Bocelli made his American debut with a performance at the John F. Kennedy Center for the Performing Arts in 1998, which was followed by a reception at the White House for then-President Bill Clinton. The following year, he recorded the David Foster-penned pop ballad "The Prayer" with Celine Dion for her album These Are Special Times (1998). The single, which also appeared on Bocelli's album Sogno and on the soundtrack for the animated feature "Quest for Camelot" (1997), would go on to sell over 10 million copies and net Bocelli his first Grammy nomination for Best New Artist, as well as an Oscar nod for Best Original Song. He would perform extensively in both America and Europe over the next year, performing at benefit concerts and in opera productions on both sides of the Atlantic. In 1999, his seventh solo album, Sacred Arias, made him the first artist to hold the top three spots on the Billboard classical music chart. His fourth record, Aria, the opera album, was No. 2 on the chart, while Italian Journey, was in the third spot.
The new millennium saw Bocelli contribute regularly to charity benefit concerts, including the Memorial Concert at Ground Zero in New York, the Music of Asia Festival in 2004 to aid victims of the Indian tsunami that year, and a duet with Mary J. Blige and David Foster at the 52nd Grammy Awards to raise awareness for the survivors of the 2010 earthquake in Haiti. He also produced records at a steady rate, including 2001's Cieli di Toscano and 2006's Amore, which marked the singer's highest chart placement on the Billboard Top 200. He also performed at the closing ceremonies of the Winter Olympics in Torino, Italy, that same year, before receiving the title of Grand Officer of the Italian Order of Merit. The following year, he received the Best Artist and World's Best-Selling Classical Artist at the 2007 World Music Awards.
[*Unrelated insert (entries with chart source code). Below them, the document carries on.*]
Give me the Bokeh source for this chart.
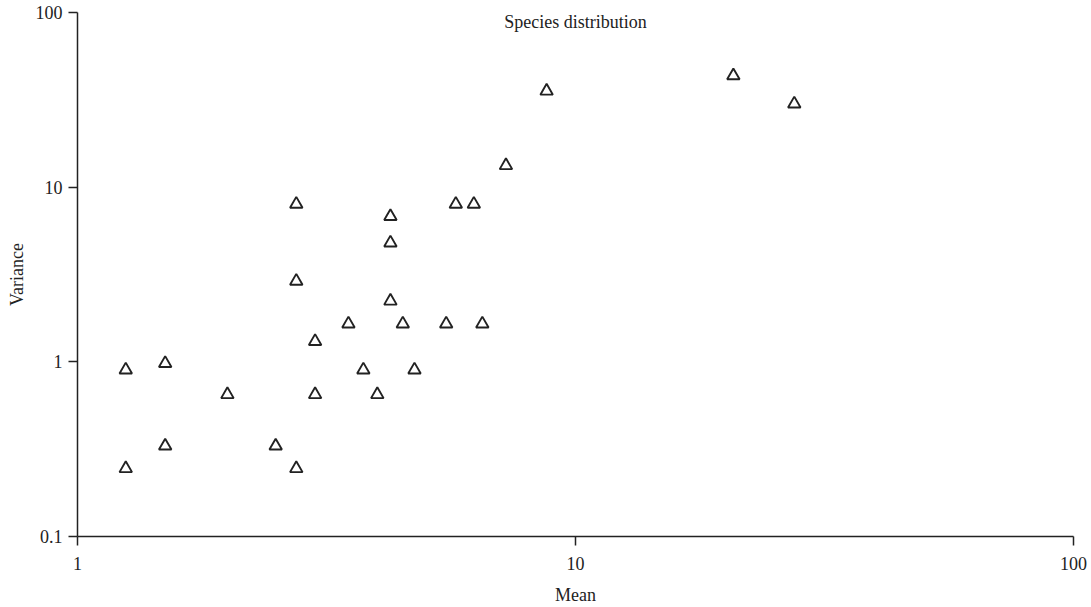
from bokeh.plotting import figure
from bokeh.models import FixedTicker, BasicTickFormatter, Label
from bokeh.embed import file_html
from bokeh.resources import INLINE

# Data
mean = [1.25, 1.25, 1.5, 1.5, 2.0, 2.5, 2.75, 2.75, 2.75, 3.0, 3.0, 3.5, 3.75,
        4.0, 4.25, 4.25, 4.25, 4.5, 4.75, 5.5, 5.75, 6.25, 6.5, 7.25, 8.75,
        20.75, 27.5]
variance = [0.9, 0.245, 0.98, 0.33, 0.65, 0.33, 0.245, 8.0, 2.9, 1.31, 0.65,
            1.65, 0.9, 0.65, 6.8, 4.8, 2.23, 1.65, 0.9, 1.65, 8.0, 8.0, 1.65,
            13.3, 35.5, 43.5, 30.0]
x_ticks = [1, 10, 100]
y_ticks = [0.1, 1, 10, 100]
title_text = "Species distribution"
x_label = "Mean"
y_label = "Variance"

FONT = "Liberation Serif"
INK = "#222222"

p = figure(width=1091, height=607, x_axis_type="log", y_axis_type="log",
           x_range=(1, 100), y_range=(0.1, 100),
           output_backend="svg", toolbar_location=None,
           min_border_left=77, min_border_right=18,
           min_border_top=12, min_border_bottom=71)
p.outline_line_color = None
p.grid.visible = False
p.background_fill_color = "white"
p.border_fill_color = "white"

for ax, ticks, lab in ((p.xaxis[0], x_ticks, x_label), (p.yaxis[0], y_ticks, y_label)):
    ax.ticker = FixedTicker(ticks=ticks, minor_ticks=[])
    ax.formatter = BasicTickFormatter(use_scientific=False)
    ax.axis_label = lab
    ax.axis_label_text_font = FONT
    ax.axis_label_text_font_size = "18px"
    ax.axis_label_text_font_style = "normal"
    ax.axis_label_text_color = INK
    ax.major_label_text_font = FONT
    ax.major_label_text_font_size = "18px"
    ax.major_label_text_color = INK
    ax.axis_line_color = INK
    ax.axis_line_width = 1.5
    ax.major_tick_line_color = INK
    ax.major_tick_line_width = 1.5
    ax.major_tick_out = 9
    ax.major_tick_in = 0
    ax.minor_tick_line_color = None

p.xaxis.major_label_standoff = 11
p.xaxis.axis_label_standoff = 12
p.yaxis.major_label_standoff = 6
p.yaxis.axis_label_standoff = 6

p.scatter(mean, variance, marker="triangle", size=12.5,
          fill_color=None, line_color=INK, line_width=1.9)

title = Label(x=10, y=88, text=title_text, text_font=FONT,
              text_font_size="18px", text_color=INK,
              text_align="center", text_baseline="middle")
p.add_layout(title)

open("out.html", "w").write(file_html(p, INLINE))
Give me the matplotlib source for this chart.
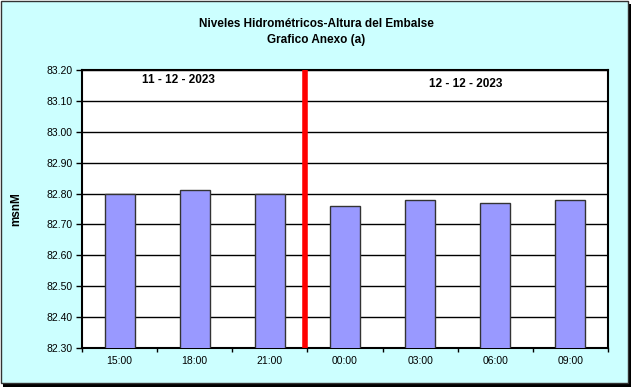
import matplotlib
matplotlib.use('Agg')
import matplotlib.pyplot as plt
from matplotlib.patches import Rectangle
import numpy as np

# Hourly reservoir levels (msnM)
horas = ['15:00', '18:00', '21:00', '00:00', '03:00', '06:00', '09:00']
niveles = [82.80, 82.81, 82.80, 82.76, 82.78, 82.77, 82.78]
yticks = [82.30, 82.40, 82.50, 82.60, 82.70, 82.80, 82.90, 83.00, 83.10, 83.20]
fechas = ['11 - 12 - 2023', '12 - 12 - 2023']
corte_dia = 2.47  # position of the day-change marker

plt.rcParams['font.family'] = ['Liberation Sans', 'DejaVu Sans']

fig = plt.figure(figsize=(6.33, 3.87), dpi=100)
fig.patch.set_facecolor('white')

# framed background with a drop shadow, like the original spreadsheet chart
W, H = 633, 387
fig.patches.append(Rectangle((3 / W, 0), 628 / W, 383 / H, transform=fig.transFigure,
                             facecolor='black', edgecolor='none', zorder=-3))
fig.patches.append(Rectangle((0.5 / W, 4 / H), 627 / W, 382.5 / H, transform=fig.transFigure,
                             facecolor='#CCFFFF', edgecolor='#333333', linewidth=1, zorder=-2))

ax = fig.add_axes([82 / W, 1 - 348 / H, (608 - 82) / W, (348 - 70) / H])
ax.set_facecolor('white')

x = np.arange(len(horas))
ax.bar(x, niveles, width=0.4, color='#9999FF', edgecolor='#333333', linewidth=1, zorder=3)
ax.axvline(corte_dia, color='#FF0000', linewidth=4, zorder=4)

ax.set_ylim(82.30, 83.20)
ax.set_xlim(-0.5, len(horas) - 0.5)
ax.set_yticks(yticks)
ax.set_yticklabels(['%.2f' % v for v in yticks], fontsize=7.5)
ax.set_xticks(x)
ax.set_xticklabels(horas, fontsize=7.5)
ax.tick_params(axis='x', length=0, pad=6)
ax.set_xticks(np.arange(-0.5, len(horas), 1), minor=True)
ax.tick_params(axis='x', which='minor', length=3, width=1, direction='out')
ax.tick_params(axis='y', length=4, width=1, direction='out', pad=3)
ax.yaxis.grid(True, color='black', linewidth=1, zorder=0)
ax.set_axisbelow(True)
for s in ax.spines.values():
    s.set_linewidth(1.5)
    s.set_color('black')

ax.set_ylabel('msnM', fontsize=8.5, fontweight='bold', labelpad=17)

ax.text(0.78, 83.168, fechas[0], ha='center', va='center', fontsize=8.5, fontweight='bold')
ax.text(4.6, 83.155, fechas[1], ha='center', va='center', fontsize=8.5, fontweight='bold')

fig.text(0.5, 1 - 24 / H, 'Niveles Hidrométricos-Altura del Embalse', ha='center', va='center',
         fontsize=8.5, fontweight='bold')
fig.text(0.5, 1 - 40 / H, 'Grafico Anexo (a)', ha='center', va='center',
         fontsize=8.5, fontweight='bold')

fig.savefig('out.png', dpi=100, facecolor=fig.get_facecolor())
Bocelli's album release that year, The Best of Andrea Bocelli: Viviere, sold over three million copies.
He then returned to his roots with Incanto (2008), a collection of songs from his childhood that sold over 1.5 million copies with four months of its release, while his first holiday album, My Christmas, sold five million units worldwide, with over 2.8 million in the United States alone. Bocelli received his star on the Hollywood Walk of Fame in 2010, before releasing his first digital only album, Notte Illuminata (2011), which featured operas in French, English, Italian and Spanish. A major world tour to promote the album culminated in his debut at the Metropolitan Opera in New York in February of that year. In September 2011, he gave a free concert on the Great Lawn at Central Park in New York City. The show, which featured guest performances by Dion and Tony Bennett, was seen by over 70,000 attendees, as well as a national television audience on PBS. That same year, he launched the Andrea Bocelli Foundation, which funded medical research while aiding in the fight against poverty.